YOUR INSTRUCTIONS> From the first line of the listing below to the line with "width=182, minimum height=79]", print each line exactly, and nothing more. Leave out the pictures.

RAW DATA>
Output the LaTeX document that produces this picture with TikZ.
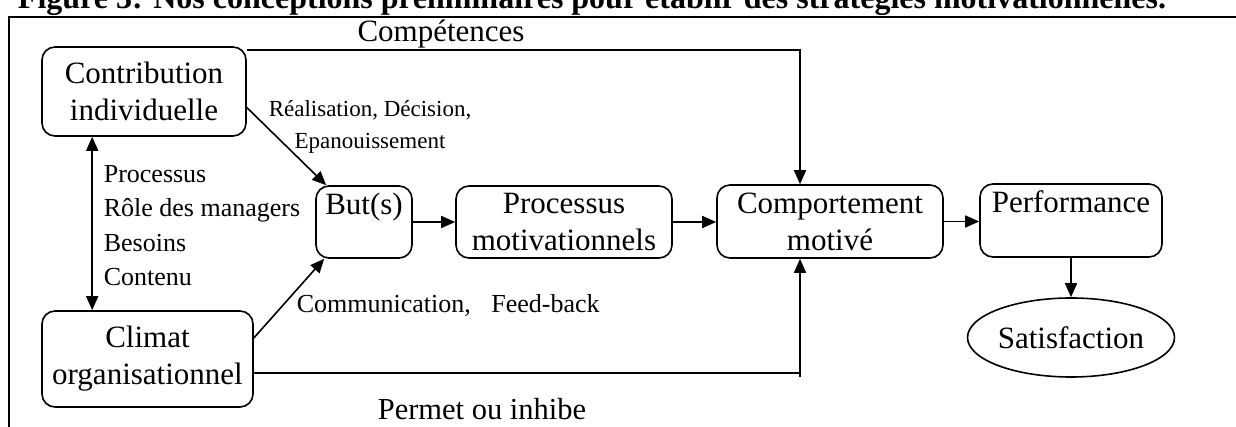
\documentclass[tikz,border=0pt]{standalone}
\usepackage{fontspec}
\setmainfont{Liberation Serif}
\usetikzlibrary{arrows.meta, shapes.geometric, positioning}

\begin{document}
\begin{tikzpicture}[x=1pt, y=-1pt, line width=1.6pt, >={Triangle[length=14pt, width=12pt]}]
            \tikzset{
                main_box/.style={draw, shape = rectangle, rounded corners=13pt, inner sep=2pt, align=center, font=\fontsize{31}{37}\selectfont},
                end_box/.style={draw, shape = ellipse, inner sep=0pt, font=\fontsize{31}{37}\selectfont},
                side_text/.style={inner sep=0pt, font=\fontsize{26}{34.5}\selectfont}
            }
            \useasboundingbox (0,0) rectangle (1236,427);
            \node[anchor=base, inner sep=0pt, font=\bfseries\fontsize{32}{36}\selectfont] (fig_title) at (592,9) {Figure 3: Nos conceptions préliminaires pour établir des stratégies motivationnelles.};
            \draw[line width=2.5pt] (9,427) -- (9,17) -- (1236,17);

            \node[main_box, minimum width=204, minimum height=89] (contrib) at (144,91.5) {Contribution\\individuelle};
            \node[main_box, minimum width=211, minimum height=96] (climat) at (147.5,359) {Climat\\organisationnel};
            \node[main_box, minimum width=96, minimum height=72] (but) at (364,222) {But(s)\\\mbox{}};
            \node[main_box, minimum width=216, minimum height=72] (proc) at (564,222) {Processus\\motivationnels};
            \node[main_box, minimum width=226, minimum height=73] (comp) at (830,221.5) {Comportement\\motivé};
            \node[main_box, minimum width=182, minimum height=73] (perf) at (1071,220.5) {Performance\\\mbox{}};
            \node[end_box, minimum width=182, minimum height=79] (satis) at (1071,337.5) {Satisfaction};

            \node[side_text, font=\fontsize{31}{36}\selectfont] (comp_label) at (441,34) {Compétences};
            \node[side_text, align=center, font=\fontsize{23}{32}\selectfont] (real_label) at (370,127) {Réalisation, Décision,\\Epanouissement};
            \node[side_text, align=left, anchor=west] (role_label) at (103,225.5) {Processus\\Rôle des managers\\Besoins\\Contenu};
            \node[side_text, anchor=west] (comm_label) at (296,305) {Communication,\hspace{14pt} Feed-back};
            \node[side_text, font=\fontsize{30.5}{34}\selectfont] (perm_label) at (482,409) {Permet ou inhibe};

            \coordinate (top_turn) at (800,50);
            \coordinate (bottom_turn) at (800,373);

            \draw[<->] ([xshift=51pt]contrib.south west) -- ([xshift=51pt]contrib.south west |- climat.north);
            \draw[->] ([yshift=-16pt]contrib.east) -- ([xshift=11pt]but.north west);
            \draw[->] ([yshift=21pt]climat.east) -- ([xshift=9pt]but.south west);
            \draw[->] (but.east) -- (proc.west);
            \draw[->] (proc.east) -- (comp.west |- proc.east);
            \draw[->] (comp.east) -- (perf.west |- comp.east);
            \draw[->] (perf.south) -- (satis.north);
            \draw[->] (contrib.east |- top_turn) -- (top_turn) -- (top_turn |- comp.north);
            \draw (climat.east |- bottom_turn) -- (bottom_turn);
            \draw[->] ([yshift=-4pt]bottom_turn) -- (bottom_turn |- comp.south);
        \end{tikzpicture}
\end{document}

EXERCISE OUTPUT>
Output the LaTeX document that produces this picture with TikZ.
\documentclass[tikz,border=0pt]{standalone}
\usepackage{fontspec}
\setmainfont{Liberation Serif}
\usetikzlibrary{arrows.meta, shapes.geometric, positioning}

\begin{document}
\begin{tikzpicture}[x=1pt, y=-1pt, line width=1.6pt, >={Triangle[length=14pt, width=12pt]}]
            \tikzset{
                main_box/.style={draw, shape = rectangle, rounded corners=13pt, inner sep=2pt, align=center, font=\fontsize{31}{37}\selectfont},
                end_box/.style={draw, shape = ellipse, inner sep=0pt, font=\fontsize{31}{37}\selectfont},
                side_text/.style={inner sep=0pt, font=\fontsize{26}{34.5}\selectfont}
            }
            \useasboundingbox (0,0) rectangle (1236,427);
            \node[anchor=base, inner sep=0pt, font=\bfseries\fontsize{32}{36}\selectfont] (fig_title) at (592,9) {Figure 3: Nos conceptions préliminaires pour établir des stratégies motivationnelles.};
            \draw[line width=2.5pt] (9,427) -- (9,17) -- (1236,17);

            \node[main_box, minimum width=204, minimum height=89] (contrib) at (144,91.5) {Contribution\\individuelle};
            \node[main_box, minimum width=211, minimum height=96] (climat) at (147.5,359) {Climat\\organisationnel};
            \node[main_box, minimum width=96, minimum height=72] (but) at (364,222) {But(s)\\\mbox{}};
            \node[main_box, minimum width=216, minimum height=72] (proc) at (564,222) {Processus\\motivationnels};
            \node[main_box, minimum width=226, minimum height=73] (comp) at (830,221.5) {Comportement\\motivé};
            \node[main_box, minimum width=182, minimum height=73] (perf) at (1071,220.5) {Performance\\\mbox{}};
            \node[end_box, minimum width=182, minimum height=79] (satis) at (1071,337.5) {Satisfaction};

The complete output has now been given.